And you don't have to be 50+ to experience it. My former 30 year old self with a brand new baby had a 25 year old manager, and experienced it constantly. He just couldn't fathom why I wouldn't answer his random slacks at night, or why I thought beer taps, ping pong, and happy hours weren't suitable replacements for good benefits and incentive packages.
Although this isn't the usual use of the term, your comment is a great example of the importance of a manager that values diversity. You can overlook, and drive away, really good employees for really bad reasons. It's not likely that a response to a random slack in the middle of the night had any value to the company's bottom line. Managers that can't accept that not everyone should be like them are bad for the company.

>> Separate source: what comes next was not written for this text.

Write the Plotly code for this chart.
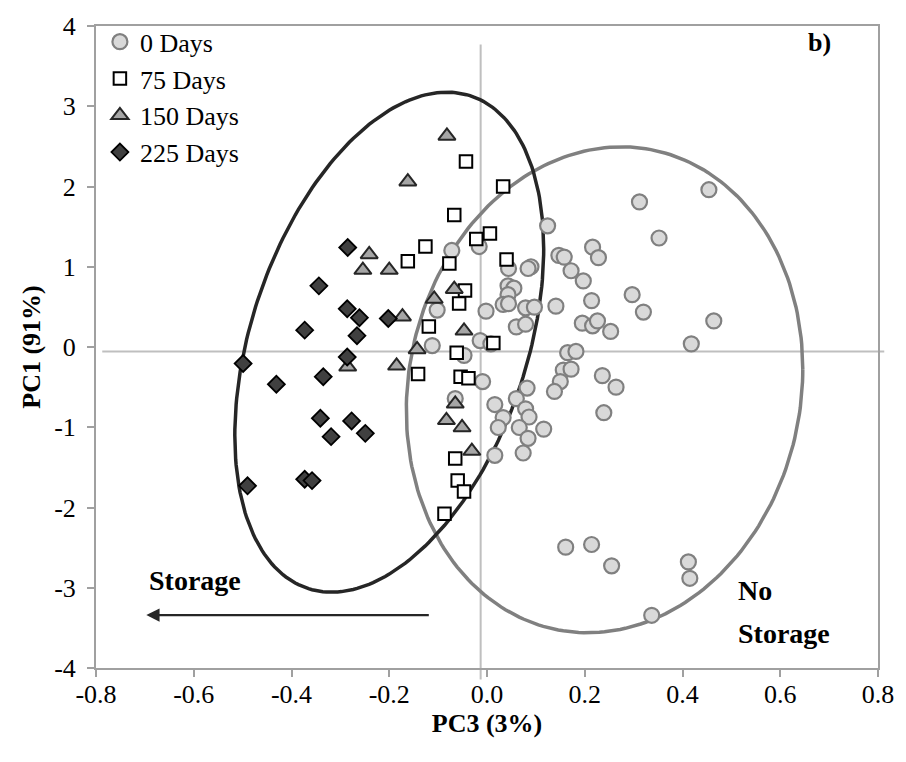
import numpy as np
import plotly.graph_objects as go

# ---------------- data (PC3, PC1) ----------------
d0_x = [0.312, 0.352, 0.124, 0.147, 0.158, 0.216, 0.228, -0.072, -0.016, 0.090, 0.454,
        0.297, 0.320, 0.464, 0.418, 0.253, 0.236, 0.264, 0.172, 0.197, 0.084, 0.044,
        0.043, 0.055, 0.043, 0.033, 0.044, 0.079, 0.097, 0.141, 0.214, 0.195, 0.216,
        0.226, 0.060, 0.079, -0.002, -0.102, -0.014, 0.008, -0.112, -0.047, 0.165,
        0.182, 0.156, 0.172, 0.150, 0.138, 0.239, -0.009, -0.065, 0.082, 0.060, 0.016,
        0.079, 0.086, 0.033, 0.023, 0.066, 0.116, 0.084, 0.074, 0.016, 0.161, 0.214,
        0.255, 0.412, 0.415, 0.337]
d0_y = [1.808, 1.358, 1.510, 1.142, 1.120, 1.244, 1.113, 1.203, 1.252, 1.000, 1.960,
        0.652, 0.435, 0.325, 0.039, 0.194, -0.357, -0.500, 0.950, 0.823, 0.978, 0.978,
        0.762, 0.733, 0.652, 0.530, 0.540, 0.488, 0.496, 0.509, 0.578, 0.297, 0.264,
        0.325, 0.251, 0.284, 0.447, 0.460, 0.080, 0.039, 0.018, -0.104, -0.071,
        -0.055, -0.288, -0.276, -0.431, -0.554, -0.819, -0.431, -0.643, -0.512, -0.643,
        -0.717, -0.770, -0.872, -0.880, -1.003, -1.003, -1.023, -1.138, -1.321, -1.350,
        -2.494, -2.461, -2.727, -2.678, -2.882, -3.343]

d75_x = [-0.043, 0.033, -0.067, 0.006, -0.022, -0.126, -0.162, -0.077, 0.040, -0.045,
         -0.057, -0.119, 0.013, -0.062, -0.141, -0.054, -0.038, -0.065, -0.060, -0.047,
         -0.087]
d75_y = [2.31, 2.00, 1.645, 1.415, 1.346, 1.252, 1.07, 1.04, 1.09, 0.705,
         0.541, 0.255, 0.051, -0.071, -0.337, -0.37, -0.39, -1.39, -1.664, -1.80,
         -2.077]

d150_x = [-0.082, -0.162, -0.241, -0.254, -0.200, -0.173, -0.067, -0.108, -0.047,
          -0.143, -0.185, -0.285, -0.065, -0.083, -0.051, -0.031]
d150_y = [2.63, 2.06, 1.154, 0.958, 0.958, 0.378, 0.720, 0.598, 0.202,
          -0.030, -0.235, -0.247, -0.708, -0.913, -1.003, -1.297]

d225_x = [-0.285, -0.344, -0.286, -0.261, -0.202, -0.373, -0.266, -0.286, -0.499,
          -0.335, -0.431, -0.341, -0.277, -0.319, -0.249, -0.373, -0.358, -0.490]
d225_y = [1.24, 0.762, 0.476, 0.365, 0.355, 0.210, 0.141, -0.125, -0.206,
          -0.370, -0.464, -0.888, -0.921, -1.117, -1.076, -1.648, -1.665, -1.730]

x_ticks = [-0.8, -0.6, -0.4, -0.2, 0.0, 0.2, 0.4, 0.6, 0.8]
x_tick_labels = ["-0.8", "-0.6", "-0.4", "-0.2", "0.0", "0.2", "0.4", "0.6", "0.8"]
y_ticks = [-4, -3, -2, -1, 0, 1, 2, 3, 4]
y_tick_labels = ["-4", "-3", "-2", "-1", "0", "1", "2", "3", "4"]

# ellipse parameters: centre x, centre y, x half-width, xy coupling, residual y half-height
ell_storage = (-0.200, 0.06, 0.316, 1.163, 2.89)
ell_nostorage = (0.2405, -0.533, 0.4056, 0.2567, 3.016)

# reference lines through the score plot
ref_x = -0.013
ref_y = -0.055

FONT = "Liberation Serif"

fig = go.Figure()


def ellipse(p):
    cx, cy, w, k, h = p
    t = np.linspace(0, 2 * np.pi, 241)
    return cx + w * np.cos(t), cy + k * np.cos(t) + h * np.sin(t)


ex, ey = ellipse(ell_nostorage)
fig.add_trace(go.Scatter(x=ex, y=ey, mode="lines", line=dict(color="#808080", width=3.5),
                         showlegend=False, hoverinfo="skip"))
ex, ey = ellipse(ell_storage)
fig.add_trace(go.Scatter(x=ex, y=ey, mode="lines", line=dict(color="#262626", width=3.5),
                         showlegend=False, hoverinfo="skip"))

fig.add_trace(go.Scatter(x=d0_x, y=d0_y, mode="markers", name="0 Days",
                         marker=dict(symbol="circle", size=15, color="#d9d9d9",
                                     line=dict(color="#808080", width=2.2))))
fig.add_trace(go.Scatter(x=d75_x, y=d75_y, mode="markers", name="75 Days",
                         marker=dict(symbol="square", size=12.5, color="#ffffff",
                                     line=dict(color="#000000", width=2))))
fig.add_trace(go.Scatter(x=d150_x, y=d150_y, mode="markers", name="150 Days",
                         marker=dict(symbol="triangle-up", size=15, color="#a6a6a6",
                                     line=dict(color="#262626", width=2))))
fig.add_trace(go.Scatter(x=d225_x, y=d225_y, mode="markers", name="225 Days",
                         marker=dict(symbol="diamond", size=13, color="#404040",
                                     line=dict(color="#000000", width=1.8))))

# reference lines (drawn behind)
fig.add_shape(type="line", xref="x", yref="paper", x0=ref_x, x1=ref_x, y0=0.971, y1=-0.018,
              line=dict(color="#bfbfbf", width=2), layer="below")
fig.add_shape(type="line", xref="paper", yref="y", x0=0.008, x1=1.008, y0=ref_y, y1=ref_y,
              line=dict(color="#bfbfbf", width=2), layer="below")

# arrow + texts
fig.add_annotation(x=-0.697, y=-3.34, ax=-0.116, ay=-3.34, xref="x", yref="y",
                   axref="x", ayref="y", text="", showarrow=True, arrowhead=2,
                   arrowsize=1.2, arrowwidth=2.2, arrowcolor="#262626")
fig.add_annotation(x=-0.597, y=-2.91, xref="x", yref="y", text="<b>Storage</b>",
                   showarrow=False, font=dict(family=FONT, size=28, color="#000000"))
fig.add_annotation(x=0.510, y=-3.03, xref="x", yref="y", text="<b>No</b>",
                   showarrow=False, xanchor="left",
                   font=dict(family=FONT, size=28, color="#000000"))
fig.add_annotation(x=0.510, y=-3.57, xref="x", yref="y", text="<b>Storage</b>",
                   showarrow=False, xanchor="left",
                   font=dict(family=FONT, size=28, color="#000000"))
fig.add_annotation(x=0.681, y=3.80, xref="x", yref="y", text="<b>b)</b>",
                   showarrow=False, font=dict(family=FONT, size=26, color="#000000"))

axis_common = dict(showgrid=False, zeroline=False, showline=True, linecolor="#a0a0a0",
                   linewidth=2, mirror=True, ticks="outside", ticklen=7, tickwidth=2,
                   tickcolor="#a0a0a0", tickfont=dict(family=FONT, size=26, color="#000000"))

fig.update_xaxes(range=[-0.8, 0.8], tickvals=x_ticks, ticktext=x_tick_labels,
                 ticklabelstandoff=-5,
                 title=dict(text="<b>PC3 (3%)</b>", font=dict(family=FONT, size=26, color="#000"),
                            standoff=0), **axis_common)
fig.update_yaxes(range=[-4, 4], tickvals=y_ticks, ticktext=y_tick_labels,
                 ticklabelstandoff=6,
                 title=dict(text="<b>PC1 (91%)</b>", font=dict(family=FONT, size=26, color="#000"),
                            standoff=6), **axis_common)

fig.update_layout(
    width=906, height=762,
    margin=dict(l=96, r=20, t=15, b=94),
    plot_bgcolor="#ffffff", paper_bgcolor="#ffffff",
    showlegend=True,
    legend=dict(x=0.005, y=1.012, xanchor="left", yanchor="top", bgcolor="rgba(0,0,0,0)",
                font=dict(family=FONT, size=26, color="#000000"), itemwidth=30,
                tracegroupgap=0),
    font=dict(family=FONT),
)

fig.write_html("out.html")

You highlight another good point, in that ageism is just a symptom of a broader psychological phenomena of "othering" others. I suspect that even if I was indeed younger than my manager, simply having a child and entering a new life stage with newer, more important priorities caused me to be treated differently. In a way I think the manager just wanted people who are just like them because they were a lazy manager, and wanted an easy way to relate to others rather than the hard work of understanding other perspectives and experiences. A ton of companies I have worked for preached diversity of thought, opinion, and background, to the wazoo and very rarely have they practiced what they preached.
This is real diversity--some single, some married, some with kids, some without, some older, some younger, coming from all different educational backgrounds, and living in different communities.
If everybody went to the same handful of colleges, is roughly the same age, and lives in the same trendy suburb, it doesn't matter what color they are. That "diversity" is literally skin-deep.